The Coronavirus is far from being a novelty anymore, but it does not show signs of leaving us for good either. For the past 9 months, businesses and individuals alike have encountered significant challenges in successfully completing their daily activities. Shelter-in-place rules had us questioning every reason for getting out of the house to determine if it is a necessity or if it can be postponed, and businesses were forced to allow employees to work from home, even if that meant altering or entirely changing their business models.
Pennsylvania was always referred to as a Goldilocks economy – never too hot or too cold – that’s to the state’s diversified business activities. So, when unemployment claims skyrocketed and the numbers turned out to be higher than in most states, officials were initially taken by surprise.
Decisions to shut down businesses, long before other states decided to do so, were not well-received at first, but it was agreed it was the only way to decelerate the spreading of the virus and keep hospitals from overcrowding with patients. However, it does not mean these decisions did not have serious implications. Furloughs, layoffs, slashed hours – these are just some of the reasons that contributed to many Pennsylvanians struggling to maintain a financial safety net.
But Pennsylvania was not the only state to suffer from the implications of this ongoing pandemic. A survey of 3,753 adults fielded in June this year suggests half of American households lost some of their income due to Coronavirus, and the numbers are still growing.
By July 11, 30.2 million Americans were receiving unemployment checks, with the U.S. economy suffering its biggest hit since the Great Depression. Gross domestic product collapsed and hit a 32.9% annualized rate in the second quarter of the year, representing the deepest decline since 1947, when the government started keeping records.
More than half a year went by since the WHO declared COVID-19 a pandemic, and the path towards recovery is still nowhere near clear. The pandemic revealed issues in the country’s economy, such as the lack of shock absorbers and a system that, despite maximizing profits, was also highly exposed to risks.
Contrasts between the American image of abundance and the actual, real needs of its many citizens have become even more obvious in times of financial crisis, and the consequences can be felt on almost any level, especially when it comes to small businesses that have been forced to shut down indefinitely.
All businesses were undoubtedly hit by the pandemic, but small businesses were the ones to suffer most. Businesses with fewer than 100 employees have been hit the hardest, with nearly 30 million jobs being put at risk. Almost half of these jobs involve industries such as healthcare, social assistance, construction, retailing, accommodation, and food. A lot of these people are workers with lower educational attainment and wages. The major danger that sits behind these numbers is the fact that, unfortunately, those who can’t afford it will be the ones suffering the most significant consequences.
Back in May, a survey on 1,500 small business owners throughout the U.S. revealed nearly 75% of them fear they may not be able to exist for more than three months if drops in sales continue to increase.

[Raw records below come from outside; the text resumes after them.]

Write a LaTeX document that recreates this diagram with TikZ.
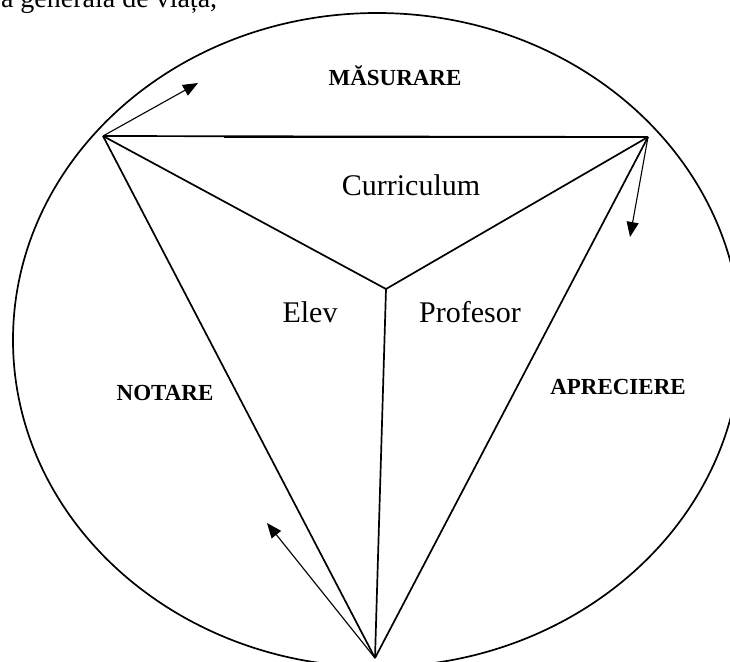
\documentclass[tikz,border=0pt]{standalone}
\usepackage{fontspec}
\setmainfont{Liberation Serif}
\usetikzlibrary{arrows.meta,positioning,calc}

\begin{document}
\begin{tikzpicture}[x=1pt,y=-1pt,-,>={Triangle[length=15pt,width=12pt]},line width=1.7pt,
    every node/.style={font=\fontsize{30}{36}\selectfont,inner sep=0pt},
    label/.style={font=\fontsize{23}{28}\selectfont\bfseries},
    pointer/.style={->,line width=1.1pt}]
      \useasboundingbox (0,0) rectangle (730,661);
      \clip (0,0) rectangle (730,661);

      % corners of the triangle and its centre
      \coordinate (tl) at (103,136);
      \coordinate (tr) at (648,137);
      \coordinate (bot) at (375,658);
      \coordinate (mid) at (386,289);
      \coordinate (seam) at (224,137);

      % ends of the arrows
      \coordinate (upA) at (198,83);
      \coordinate (upB) at (630,237);
      \coordinate (upC) at (267,523);

      \draw (377,340) ellipse [x radius=364, y radius=327];

      \node[anchor=base east,font=\fontsize{28}{34}\selectfont] (head) at (218,8) {a generală de viață,};

      \node (curr) at (411,185) {Curriculum};
      \node (elev) at (310,312) {Elev};
      \node (prof) at (470,312) {Profesor};

      \node[label] (mas) at (395,76) {MĂSURARE};
      \node[label] (not) at (165,393) {NOTARE};
      \node[label] (apr) at (618,387) {APRECIERE};

      \path
      (tl) edge (tr)
      edge (mid)
      edge (bot)

      (tr) edge (mid)
      edge (bot)

      (mid) edge (bot)

      (seam) edge [line width=2.8pt] (tr);

      \path
      (tl) edge [pointer] (upA)
      (tr) edge [pointer] (upB)
      (bot) edge [pointer] (upC);

\end{tikzpicture}
\end{document}
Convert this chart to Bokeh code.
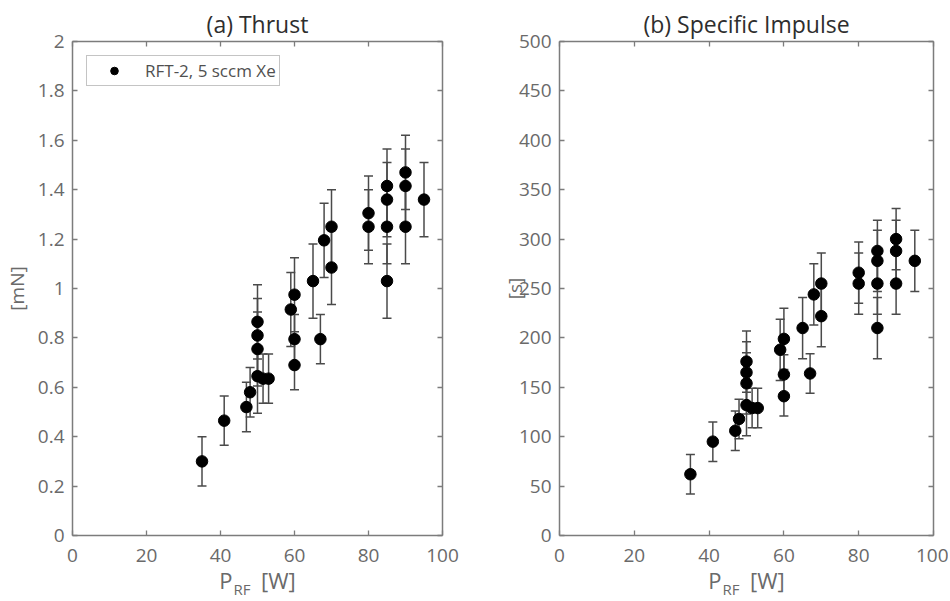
from bokeh.plotting import figure
from bokeh.models import (ColumnDataSource, Whisker, TeeHead, LinearAxis, FixedTicker,
                          Range1d, Legend, LegendItem, CustomLabelingPolicy)
from bokeh.layouts import row
from bokeh.embed import file_html
from bokeh.resources import INLINE

# ---------------- data ----------------
power_w = [35, 41, 47, 48, 50, 50, 50, 50, 51.5, 53, 59, 60, 60, 60, 65, 67, 68, 70, 70,
           80, 80, 85, 85, 85, 85, 90, 90, 90, 95]
thrust_mn = [0.30, 0.465, 0.52, 0.58, 0.645, 0.755, 0.81, 0.865, 0.635, 0.635, 0.915, 0.69,
             0.795, 0.975, 1.03, 0.795, 1.195, 1.25, 1.085, 1.25, 1.305, 1.03, 1.25, 1.36,
             1.415, 1.25, 1.415, 1.47, 1.36]
thrust_err = [0.10, 0.10, 0.10, 0.10, 0.15, 0.15, 0.15, 0.15, 0.10, 0.10, 0.15, 0.10, 0.10,
              0.15, 0.15, 0.10, 0.15, 0.15, 0.15, 0.15, 0.15, 0.15, 0.15, 0.15, 0.15, 0.15,
              0.15, 0.15, 0.15]
isp_s = [62, 95, 106, 118, 132, 154, 165, 176, 129, 129, 188, 141, 163, 199, 210, 164, 244,
         255, 222, 255, 266, 210, 255, 278, 288, 255, 288, 300, 278]
isp_err = [20, 20, 20, 20, 31, 31, 31, 31, 20, 20, 31, 20, 20, 31, 31, 20, 31, 31, 31, 31,
           31, 31, 31, 31, 31, 31, 31, 31, 31]

x_ticks = [0, 20, 40, 60, 80, 100]
x_tick_labels = ["0", "20", "40", "60", "80", "100"]
thrust_ticks = [0, 0.2, 0.4, 0.6, 0.8, 1.0, 1.2, 1.4, 1.6, 1.8, 2.0]
thrust_tick_labels = ["0", "0.2", "0.4", "0.6", "0.8", "1", "1.2", "1.4", "1.6", "1.8", "2"]
isp_ticks = [0, 50, 100, 150, 200, 250, 300, 350, 400, 450, 500]
isp_tick_labels = ["0", "50", "100", "150", "200", "250", "300", "350", "400", "450", "500"]

legend_label = "RFT-2, 5 sccm Xe"
NBSP = "\u00a0"
xlabel_main = "P" + NBSP * 5 + "[W]"
xlabel_sub = "RF" + NBSP * 8

FONT = "Open Sans"
AX_COLOR = "#7c7c7c"
TXT_COLOR = "#6a6a6a"
TITLE_COLOR = "#2e2e2e"


def style_axis(ax, ticks, labels, show_labels):
    ax.ticker = FixedTicker(ticks=ticks)
    ax.axis_line_color = AX_COLOR
    ax.axis_line_width = 1.5
    ax.major_tick_line_color = AX_COLOR
    ax.major_tick_line_width = 1.3
    ax.major_tick_in = 5
    ax.major_tick_out = 0
    ax.minor_tick_line_color = None
    if show_labels:
        ax.major_label_overrides = {t: l for t, l in zip(ticks, labels)}
        ax.major_label_text_font = FONT
        ax.major_label_text_font_size = "19px"
        ax.major_label_text_color = TXT_COLOR
        ax.major_label_standoff = 8
    else:
        ax.major_label_policy = CustomLabelingPolicy(code="if (false) { yield 0 }")
        ax.major_label_text_font_size = "0px"
        ax.major_label_standoff = 0
        ax.axis_label = None


def make_panel(title, ys, errs, yticks, ylabels, ymax, ylab, lab_standoff, width, bl, br,
               with_legend):
    p = figure(width=width, height=601, output_backend="svg", toolbar_location=None,
               x_range=Range1d(0, 100), y_range=Range1d(0, ymax),
               min_border_left=bl, min_border_right=br, min_border_top=41,
               min_border_bottom=66)
    p.outline_line_color = None
    p.xgrid.visible = False
    p.ygrid.visible = False
    p.background_fill_color = "white"
    p.border_fill_color = "white"

    xa = p.xaxis[0]
    style_axis(xa, x_ticks, x_tick_labels, True)
    xa.major_label_standoff = 13
    xa.axis_label = xlabel_main
    xa.axis_label_text_font = FONT
    xa.axis_label_text_font_size = "22px"
    xa.axis_label_text_font_style = "normal"
    xa.axis_label_text_color = TXT_COLOR
    xa.axis_label_standoff = 0

    # second (label-only) axis carrying the subscript "RF"
    xs = LinearAxis()
    style_axis(xs, x_ticks, x_tick_labels, False)
    xs.axis_line_color = None
    xs.major_tick_line_color = None
    xs.axis_label = xlabel_sub
    xs.axis_label_text_font = FONT
    xs.axis_label_text_font_size = "15px"
    xs.axis_label_text_font_style = "normal"
    xs.axis_label_text_color = TXT_COLOR
    xs.axis_label_standoff = -19
    p.add_layout(xs, "below")

    style_axis(p.yaxis[0], yticks, ylabels, True)
    p.yaxis[0].axis_label = ylab
    p.yaxis[0].axis_label_text_font = FONT
    p.yaxis[0].axis_label_text_font_size = "19px"
    p.yaxis[0].axis_label_text_font_style = "normal"
    p.yaxis[0].axis_label_text_color = TXT_COLOR
    p.yaxis[0].axis_label_standoff = lab_standoff

    top = LinearAxis()
    style_axis(top, x_ticks, x_tick_labels, False)
    p.add_layout(top, "above")
    right = LinearAxis()
    style_axis(right, yticks, ylabels, False)
    p.add_layout(right, "right")

    p.title.text = title
    p.title.align = "center"
    p.title.text_font = FONT
    p.title.text_font_size = "23px"
    p.title.text_font_style = "normal"
    p.title.text_color = TITLE_COLOR
    p.title.standoff = 4

    src = ColumnDataSource(dict(x=power_w, y=ys,
                                lo=[a - b for a, b in zip(ys, errs)],
                                hi=[a + b for a, b in zip(ys, errs)]))
    wh = Whisker(source=src, base="x", lower="lo", upper="hi", dimension="height",
                 line_color="#4a4a4a", line_width=1.5,
                 lower_head=TeeHead(size=9, line_color="#4a4a4a", line_width=1.5),
                 upper_head=TeeHead(size=9, line_color="#4a4a4a", line_width=1.5))
    p.add_layout(wh)
    pts = p.scatter("x", "y", source=src, size=11.5, color="black")

    if with_legend:
        leg = Legend(items=[LegendItem(label=legend_label, renderers=[pts])],
                     location="top_left", margin=14, padding=3,
                     glyph_width=48, glyph_height=19, label_height=18, label_standoff=7,
                     label_text_font=FONT, label_text_font_size="17px",
                     label_text_color="#505050", border_line_color="#8a8a8a",
                     border_line_width=1.3, background_fill_alpha=1.0)
        p.add_layout(leg, "center")
    return p


p1 = make_panel("(a) Thrust", thrust_mn, thrust_err, thrust_ticks, thrust_tick_labels, 2.0,
                "[mN]", 5, 470, 69, 28, True)
p2 = make_panel("(b) Specific Impulse", isp_s, isp_err, isp_ticks, isp_tick_labels, 500,
                "[s]", -12, 478, 89, 15, False)

layout = row(p1, p2)
open("out.html", "w").write(file_html(layout, INLINE))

Things seem to be slowly changing for the better in the past few months, but businesses still fear uncertainty. The Census Bureau reported at the end of June that 38% of small businesses were expecting a large negative effect from the pandemic. While this is not a satisfactory percentage, it is slightly better than the 51% reported two months prior.
When it comes to customer demand, the situation was looking very grim in April, when 80% of small businesses were serving fewer customers than they did before. In mid-June, the number was reduced to two thirds – a significant improvement.
Even though the COVID-19 pandemic is far from being over, things seem to be slowly headed towards a growth path, especially for the economy, but many people are struggling to financially recover from the hit.
If you have been in this situation and you don’t know where to start, here is what you can do to get yourself back on track:
Start by examining how much your life actually costs and what you can do to cut down on some of these expenses. What are the things that you are not using these days? Maybe you have travel insurance because you used to travel a lot pre-Coronavirus, but now that you can’t actually benefit from it, it may be better to give up your policy and redirect that money towards necessities. Ditch restaurant meals, gym subscriptions, and try to reduce any other recurring expenses, and you will be able to save some money. This can include lowering your data package or ditching cable for a while.
Interest rates can really take a toll on your finances, especially in a period like this. Even as little as a 1% decrease in interest rates can make a significant difference in your overall financial wellness. Consider refinancing your home or taking out a bigger installment loan to cover your credit card or other small loans that have been accumulating over the years. Sit down, reevaluate your options, and try to come up with a solution that benefits your household.
Moving house during a pandemic sounds a little bit drastic, but there is no reason to remain in a huge home if you can’t afford it anymore. If you are renting, consider switching to a smaller apartment, at least for a while, until you get back on your feet. If the city you live in has been heavily hit by the pandemic, maybe moving is not such a bad idea. With businesses allowing employees to work remotely now, it is expected that many people will be moving from big cities and towards smaller, less expensive towns.